# GIVEN INSTRUCTION
Leave the pictures out. Return all other data exactly.

# DATASET EXTRACT
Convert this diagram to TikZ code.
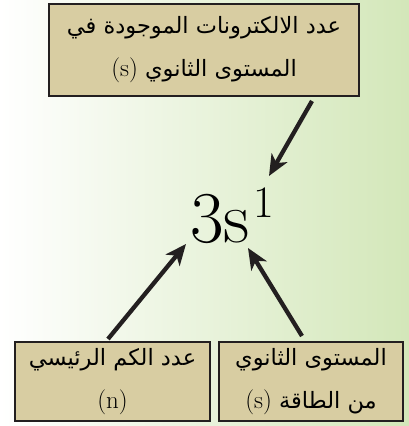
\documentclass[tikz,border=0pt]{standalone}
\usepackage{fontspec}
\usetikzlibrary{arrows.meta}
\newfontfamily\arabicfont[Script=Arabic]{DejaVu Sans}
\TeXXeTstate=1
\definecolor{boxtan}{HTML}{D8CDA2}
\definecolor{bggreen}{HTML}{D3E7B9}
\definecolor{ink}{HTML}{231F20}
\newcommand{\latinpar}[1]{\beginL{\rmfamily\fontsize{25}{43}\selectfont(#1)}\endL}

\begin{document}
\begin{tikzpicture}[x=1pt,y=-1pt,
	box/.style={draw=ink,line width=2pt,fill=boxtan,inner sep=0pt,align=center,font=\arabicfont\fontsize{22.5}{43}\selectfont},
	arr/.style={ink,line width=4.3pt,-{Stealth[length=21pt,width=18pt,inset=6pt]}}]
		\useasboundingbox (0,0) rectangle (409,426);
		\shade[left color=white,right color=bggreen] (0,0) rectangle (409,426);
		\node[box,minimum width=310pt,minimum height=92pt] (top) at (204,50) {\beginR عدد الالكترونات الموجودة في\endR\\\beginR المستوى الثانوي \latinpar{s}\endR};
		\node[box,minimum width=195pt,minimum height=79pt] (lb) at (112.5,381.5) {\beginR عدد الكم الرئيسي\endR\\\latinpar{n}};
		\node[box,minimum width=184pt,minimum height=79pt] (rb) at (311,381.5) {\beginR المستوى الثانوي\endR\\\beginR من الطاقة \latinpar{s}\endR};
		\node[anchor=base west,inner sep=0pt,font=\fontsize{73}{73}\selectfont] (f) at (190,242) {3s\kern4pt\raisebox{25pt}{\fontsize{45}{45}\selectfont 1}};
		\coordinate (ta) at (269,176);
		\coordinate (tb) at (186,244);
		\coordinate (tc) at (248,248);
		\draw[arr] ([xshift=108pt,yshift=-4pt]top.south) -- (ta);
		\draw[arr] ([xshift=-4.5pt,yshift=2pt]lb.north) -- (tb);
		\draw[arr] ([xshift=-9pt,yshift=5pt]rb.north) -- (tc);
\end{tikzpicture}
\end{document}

# SOLUTION
Convert this diagram to TikZ code.
\documentclass[tikz,border=0pt]{standalone}
\usepackage{fontspec}
\usetikzlibrary{arrows.meta}
\newfontfamily\arabicfont[Script=Arabic]{DejaVu Sans}
\TeXXeTstate=1
\definecolor{boxtan}{HTML}{D8CDA2}
\definecolor{bggreen}{HTML}{D3E7B9}
\definecolor{ink}{HTML}{231F20}
\newcommand{\latinpar}[1]{\beginL{\rmfamily\fontsize{25}{43}\selectfont(#1)}\endL}

\begin{document}
\begin{tikzpicture}[x=1pt,y=-1pt,
	box/.style={draw=ink,line width=2pt,fill=boxtan,inner sep=0pt,align=center,font=\arabicfont\fontsize{22.5}{43}\selectfont},
	arr/.style={ink,line width=4.3pt,-{Stealth[length=21pt,width=18pt,inset=6pt]}}]
		\useasboundingbox (0,0) rectangle (409,426);
		\shade[left color=white,right color=bggreen] (0,0) rectangle (409,426);
		\node[box,minimum width=310pt,minimum height=92pt] (top) at (204,50) {\beginR عدد الالكترونات الموجودة في\endR\\\beginR المستوى الثانوي \latinpar{s}\endR};
		\node[box,minimum width=195pt,minimum height=79pt] (lb) at (112.5,381.5) {\beginR عدد الكم الرئيسي\endR\\\latinpar{n}};
		\node[box,minimum width=184pt,minimum height=79pt] (rb) at (311,381.5) {\beginR المستوى الثانوي\endR\\\beginR من الطاقة \latinpar{s}\endR};
		\node[anchor=base west,inner sep=0pt,font=\fontsize{73}{73}\selectfont] (f) at (190,242) {3s\kern4pt\raisebox{25pt}{\fontsize{45}{45}\selectfont 1}};
		\coordinate (ta) at (269,176);
		\coordinate (tb) at (186,244);
		\coordinate (tc) at (248,248);
		\draw[arr] ([xshift=108pt,yshift=-4pt]top.south) -- (ta);
		\draw[arr] ([xshift=-4.5pt,yshift=2pt]lb.north) -- (tb);
		\draw[arr] ([xshift=-9pt,yshift=5pt]rb.north) -- (tc);
\end{tikzpicture}
\end{document}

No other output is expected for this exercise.